Fortunately, Brazil has great strengths. Thanks to its
efficient and entrepreneurial farmers, it is the world’s third-biggest food
exporter. Even if the government has made the process slower and costlier than
it needed to be, Brazil will be a big oil exporter by 2020. It has several
manufacturing jewels, and is developing a world-class research base in
biotechnology, genetic sciences and deep-sea oil and gas technology. The
consumer brands that have grown along with the country’s expanding middle class
are ready to go abroad. Despite the recent protests, it does not have the
social or ethnic divisions that blight other emerging economies, such as India
or Turkey.
An own goal for Dilma Fernández?
But if Brazil is to recover its vim, it needs to rediscover
an appetite for reform. With taxes already taking 36% of GDP—the biggest
proportion in the emerging world alongside Cristina Fernández’s chaotic
Argentina—the government cannot look to taxpayers for the extra money it must
spend on health care, schools and transport to satisfy the protesters. Instead,
it needs to reshape public spending, especially pensions.

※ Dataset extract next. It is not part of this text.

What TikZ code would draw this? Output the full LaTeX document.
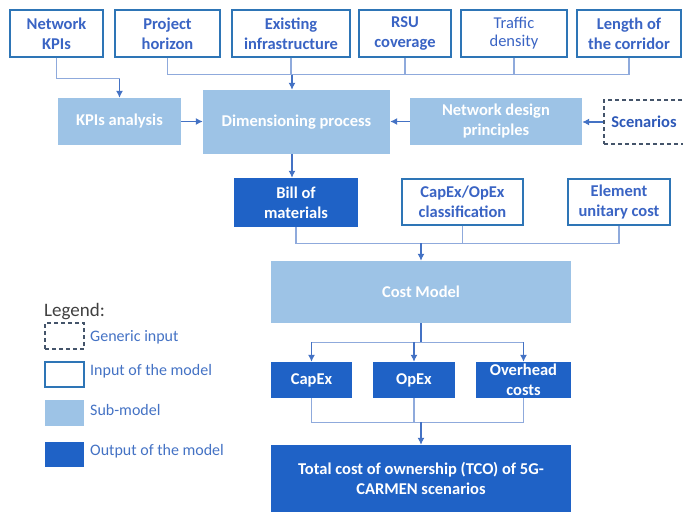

Second, it must make Brazilian business more competitive and
encourage it to invest. The way to do that is not, as the government believes,
to protect firms, but to expose them to more foreign competition while moving
far more swiftly to eliminate the self-inflicted obstacles they face at home.
Brazil’s import tariffs remain high and its customs procedures are a catalogue
of bloody-minded obstructionism. More dynamic Latin American economies have
forged networks of bilateral trade deals. Brazil has hidden behind Mercosur, a
regional block that has dwindled into a leftist talking-shop, and the moribund
Doha round of world-trade talks. It needs to open up.
Third, Brazil urgently needs political reform. The
proliferation of parties, whose only interest is pork and patronage, builds in
huge waste at every level of government. One result is a cabinet with 39
ministries. On paper, the solution is easy: a threshold for seats in Congress
and other changes to make legislators more accountable to voters. But getting
those who benefit from the current system to agree to change it requires more
political skill than Ms Rousseff has shown.
In a year’s time Ms Rousseff faces an election in which she
will seek a second four-year term. On her record so far, Brazil’s voters have
little reason to give her one. But she has time to make a start on the reforms
needed, by trimming red tape, merging ministries and curbing public spending.
Brazil is not doomed to flop: if Ms Rousseff puts her hand on the throttle
there is still a chance that it could take off again.